- Born: August 3, 1948
- Died: May 24, 2015 (aged 66) Tecumseh State Correctional Institution, Nebraska, US
- Other names: "The King"
- Criminal status: Deceased
- Allegiance: Posse Comitatus; Christian Identity;
- Convictions: First degree murder Second degree murder
- Criminal penalty: Death
- Accomplices: Dennis Ryan (son); Timothy Haverkamp; James Haverkamp; John David Andreas;

Details
- Killed: 2

= Michael W. Ryan =

American murderer (1948–2015)

Michael Wayne Ryan (August 3, 1948 – May 24, 2015) was an American convicted murderer.

==Early life==
Ryan was born on August 3, 1948, in Nebraska. Having dropped out of high school just short of what would have been his graduation, he began working odd jobs to support a wife and his children, but never stayed at one for very long. By his mid-20s, began working as a truck driver, the one job he was purported to enjoy, until a back injury forced him out of the cab and back home where he started regularly using marijuana.

==Crimes==
===Background===
Ryan was the leader of a small, racist, anti-government group that occupied a compound near Rulo, Nebraska, in the early 1980s. The group had loose ties to the Posse Comitatus, with links to the Christian Identity movement. Some of the main teachings within the group revolved around supremacy of the white race, antisemitism, homophobia, the downfall and hatred of "race traitors", drug addicts and non-European-descended American citizens, and a general distrust of all established earthly authority, especially governments and law enforcement. One of the group's core messages was, more or less, that the white race was "chosen" by God and all other human beings are the children of Satan, via the so-called "serpent seed" theory. Many of the recruited followers were disillusioned farmers from the local area with seemingly nothing to lose, who were easily influenced after having had lost money or property due to economic strains at the time.

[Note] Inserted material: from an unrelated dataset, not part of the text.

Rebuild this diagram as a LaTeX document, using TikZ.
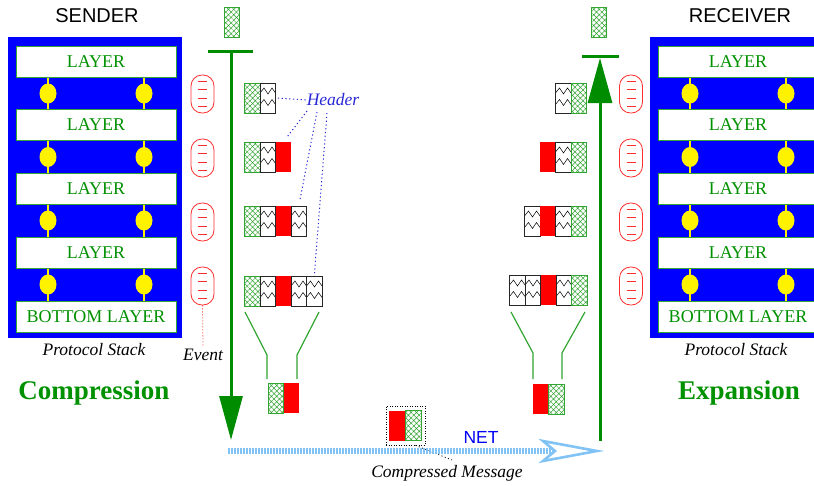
\documentclass[tikz,border=0pt]{standalone}
\usepackage{fontspec}
\setmainfont{Liberation Serif}
\setsansfont{Liberation Sans}
\usetikzlibrary{patterns.meta,arrows.meta,shapes.geometric}

\definecolor{stackblue}{RGB}{0,0,255}
\definecolor{txtgreen}{RGB}{0,145,0}
\definecolor{arrgreen}{RGB}{0,140,0}
\definecolor{lgreen}{RGB}{50,165,50}
\definecolor{hdrblue}{RGB}{40,40,215}
\definecolor{netblue}{RGB}{130,195,245}
\definecolor{netword}{RGB}{0,0,245}
\definecolor{capred}{RGB}{255,45,45}

\tikzset{
  layerbox/.style={draw=lgreen, line width=1pt, fill=white, minimum width=160pt,
    minimum height=31pt, inner sep=0pt, text=txtgreen, font=\fontsize{18}{20}\selectfont},
  plug/.style={ellipse, fill=yellow, minimum width=17pt, minimum height=20pt, inner sep=0pt},
  plugline/.style={draw=yellow, line width=1.5pt},
  capsule/.style={draw=capred, line width=0.8pt, rounded corners=11pt, minimum width=23pt,
    minimum height=38pt, inner sep=0pt,
    path picture={\foreach \yy in {6.5,14.5,23,31.5}{\draw[capred, line width=0.9pt]
      ([shift={(7,\yy)}]path picture bounding box.north west) -- ++(9,0);}}},
  cell/.style={minimum width=15.5pt, minimum height=30pt, inner sep=0pt, outer sep=0pt, anchor=north west},
  hcell/.style={cell, draw=lgreen, line width=0.8pt,
    pattern={Hatch[angle=45,distance=3.8pt,line width=0.5pt]}, pattern color=lgreen},
  zcell/.style={cell, draw=black!85, line width=0.8pt, fill=white,
    path picture={\draw[black, line width=0.5pt]
      ([shift={(0,10)}]path picture bounding box.north west) -- ++(4,-5) -- ++(4,6) -- ++(4,-6) -- ++(3.5,5)
      ([shift={(0,21.5)}]path picture bounding box.north west) -- ++(4,-5) -- ++(4,6) -- ++(4,-6) -- ++(3.5,5);}},
  rcell/.style={cell, fill=red},
  arrline/.style={draw=arrgreen, line width=3pt},
  funnel/.style={draw=lgreen, line width=1.2pt},
  hdrline/.style={draw=hdrblue, line width=1pt, dash pattern=on 1.2pt off 2.6pt},
  titletext/.style={font=\sffamily\fontsize{20}{22}\selectfont},
  captext/.style={font=\itshape\fontsize{17.5}{19}\selectfont},
  bigtext/.style={font=\bfseries\fontsize{27}{29}\selectfont, text=txtgreen},
}

\begin{document}
\begin{tikzpicture}[x=1pt,y=-1pt]
\useasboundingbox (0,0) rectangle (814,485);

% titles
\node[titletext] (sender) at (97,16) {SENDER};
\node[titletext] (receiver) at (740,16) {RECEIVER};

% protocol stacks
\fill[stackblue] (8,37) rectangle (182,338);
\fill[stackblue] (650,37) rectangle (830,338);

\foreach \i/\yy/\t in {1/61.5/LAYER,2/125/LAYER,3/189/LAYER,4/253/LAYER,5/316.5/BOTTOM LAYER}{
  \node[layerbox] (sl\i) at (96,\yy) {\t};
  \node[layerbox] (rl\i) at (738,\yy) {\t};
}
\foreach \i/\j/\yy in {1/2/93.5,2/3/157,3/4/220.5,4/5/284.5}{
  \draw[plugline] ([xshift=-48pt]sl\i.south) -- ([xshift=-48pt]sl\j.north);
  \draw[plugline] ([xshift=48pt]sl\i.south) -- ([xshift=48pt]sl\j.north);
  \draw[plugline] ([xshift=-48pt]rl\i.south) -- ([xshift=-48pt]rl\j.north);
  \draw[plugline] ([xshift=48pt]rl\i.south) -- ([xshift=48pt]rl\j.north);
  \node[plug] (spa\i) at (48,\yy) {};
  \node[plug] (spb\i) at (144,\yy) {};
  \node[plug] (rpa\i) at (690,\yy) {};
  \node[plug] (rpb\i) at (786,\yy) {};
}

\node[captext] (sps) at (94,350) {Protocol Stack};
\node[captext] (rps) at (736,350) {Protocol Stack};
\node[bigtext] (comp) at (94,393) {Compression};
\node[bigtext] (expn) at (739,393) {Expansion};

% events (capsules)
\foreach \i/\yy in {1/94,2/158,3/222,4/286}{
  \node[capsule] (sc\i) at (202.5,\yy) {};
  \node[capsule] (rc\i) at (631,\yy) {};
}
\node[captext] (event) at (203,355) {Event};
\draw[draw=capred, line width=0.8pt, dash pattern=on 1pt off 2pt] (sc4.south) -- (event.north);

% green arrows
\coordinate (sbarL) at (208,51);
\coordinate (sbarR) at (253,51);
\coordinate (stopc) at (231,51);
\coordinate (sbot) at (231,440);
\draw[arrline] (sbarL) -- (sbarR);
\draw[arrline, -{Triangle[width=23pt,length=44pt]}] (stopc) -- (sbot);

\coordinate (rbarL) at (582,56);
\coordinate (rbarR) at (619,56);
\coordinate (rtip) at (600,58);
\coordinate (rbot) at (600,441);
\draw[arrline] (rbarL) -- (rbarR);
\draw[arrline, -{Triangle[width=24pt,length=45pt]}] (rbot) -- (rtip);

% top messages
\node[hcell] (stop) at (224,7) {};
\node[hcell] (rtop) at (591,7) {};

% sender messages
\node[hcell] (s1a) at (244.5,83) {};
\node[zcell] (s1b) at (260,83) {};

\node[hcell] (s2a) at (244.5,142) {};
\node[zcell] (s2b) at (260,142) {};
\node[rcell] (s2c) at (275.5,142) {};

\node[hcell] (s3a) at (244.5,206) {};
\node[zcell] (s3b) at (260,206) {};
\node[rcell] (s3c) at (275.5,206) {};
\node[zcell] (s3d) at (291,206) {};

\node[hcell] (s4a) at (244.5,276) {};
\node[zcell] (s4b) at (260,276) {};
\node[rcell] (s4c) at (275.5,276) {};
\node[zcell] (s4d) at (291,276) {};
\node[zcell] (s4e) at (306.5,276) {};

% receiver messages
\node[zcell] (r1a) at (555.5,83) {};
\node[hcell] (r1b) at (571,83) {};

\node[rcell] (r2a) at (540,142) {};
\node[zcell] (r2b) at (555.5,142) {};
\node[hcell] (r2c) at (571,142) {};

\node[zcell] (r3a) at (524.5,206) {};
\node[rcell] (r3b) at (540,206) {};
\node[zcell] (r3c) at (555.5,206) {};
\node[hcell] (r3d) at (571,206) {};

\node[zcell] (r4a) at (509.5,275) {};
\node[zcell] (r4b) at (525,275) {};
\node[rcell] (r4c) at (540.5,275) {};
\node[zcell] (r4d) at (556,275) {};
\node[hcell] (r4e) at (571.5,275) {};

% header labels
\node[captext, text=hdrblue, inner sep=1pt] (hdr) at (333,100) {Header};
\coordinate (h1) at (307,111);
\coordinate (h2) at (317,112);
\coordinate (h3) at (327,113);
\draw[hdrline] (hdr.west) -- (s1b.east);
\draw[hdrline, shorten >=5pt] (h1) -- (s2c.north);
\draw[hdrline, shorten >=6pt] (h2) -- (s3d.north);
\draw[hdrline, shorten >=3pt] (h3) -- (s4e.north);

% funnels
\draw[funnel] (245,312) -- (267,355) -- (267,379);
\draw[funnel] (319,312) -- (297,355) -- (297,379);
\draw[funnel] (511,312) -- (533,353) -- (533,379);
\draw[funnel] (585,312) -- (562,353) -- (562,379);

% compressed blocks
\node[hcell] (sca) at (268,383) {};
\node[rcell] (scb) at (283.5,383) {};
\node[rcell] (rca) at (532.5,384) {};
\node[hcell] (rcb) at (548.5,384) {};

% compressed message on the net
\node[draw=black, line width=0.8pt, dash pattern=on 1pt off 1.5pt, minimum width=39pt,
  minimum height=39pt, inner sep=0pt] (cm) at (405.5,425.5) {};
\node[rcell, minimum width=16.5pt] (cma) at (389,410.5) {};
\node[hcell] (cmb) at (405.5,410.5) {};
\coordinate (cmt) at (452,460);
\draw[black, line width=0.8pt, dash pattern=on 1pt off 2.5pt] ([xshift=10pt]cm.south) -- (cmt);
\node[captext] (cmlabel) at (447,473) {Compressed Message};

% NET
\coordinate (netL) at (228,451);
\coordinate (netR) at (556,451);
\draw[draw=netblue, line width=6pt, dash pattern=on 2pt off 1pt] (netL) -- (netR);
\draw[draw=netblue, line width=2.6pt, fill=white, line join=miter]
  (543,441) -- (597,451) -- (543,461) -- (555,451) -- cycle;
\node[font=\sffamily\fontsize{17.5}{19}\selectfont, text=netword] (net) at (481,437) {NET};
\end{tikzpicture}
\end{document}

For months, he and his followers committed burglaries under the cover of night, reselling the items to financially support the group. They stockpiled weapons and supplies believing they would be needed during an imminent battle of Armageddon, assumed to occur in the form of a race war.

===Murder of Luke Stice===
Ryan was originally arrested in 1985 after reports and a criminal investigation indicated that he had abused and killed five-year-old Luke Stice. Ryan had decided that Stice was a "mongrel, the seed of Satan" earlier that year. Ryan began to physically and encourage the sexual abuse of Stice. He had repeatedly slammed the boy against walls, threatened to shoot him and using his mouth as an ashtray. He also made Stice perform sex acts with Thimm and his father, Rick Stice, and Thimm to perform sex acts on Stice.

At some point in March of 1985, Ryan had shoved Stice several times, one of which caused him to strike his head against a cabinet knocking him unconscious. Stice died the night of March 25, 1985. Ryan then forced his father to bury his son in an unmarked grave.

===Murder of James Thimm===
Following the death of Luke Stice, Ryan and one of his wives went to Kansas City on a honeymoon, leaving two followers - and future co-defendants - in charge. Rick Stice, father of Luke, had escaped from the compound while they were away and, upon returning and learning of Stice's escape, blamed Thimm and had him chained to a horse trailer in a building on the compound. Stice had eventually returned, but escaped a second time while in town being forced to cash a social security check.

James Thimm (age 25) was beaten, whipping about the back and chest, had his fingertips shot off, was skinned alive, legs broken, and raped with a shovel and pickaxe handles before finally being stomped to death.

==Trial==
Ryan was tried by a jury in Omaha, Nebraska after a change of venue. In April 1986, the jury convicted him of first degree murder; in October 1986, the court sentenced Ryan to death. He attempted to appeal his sentence, but the appeal was denied.

He claimed to be in direct contact with God and vowed to spend his days in prison rewriting the Bible, but he later recanted both statements.

== Death ==
Michael Ryan died of brain cancer while on death row in Tecumseh State Correctional Institution on May 24, 2015.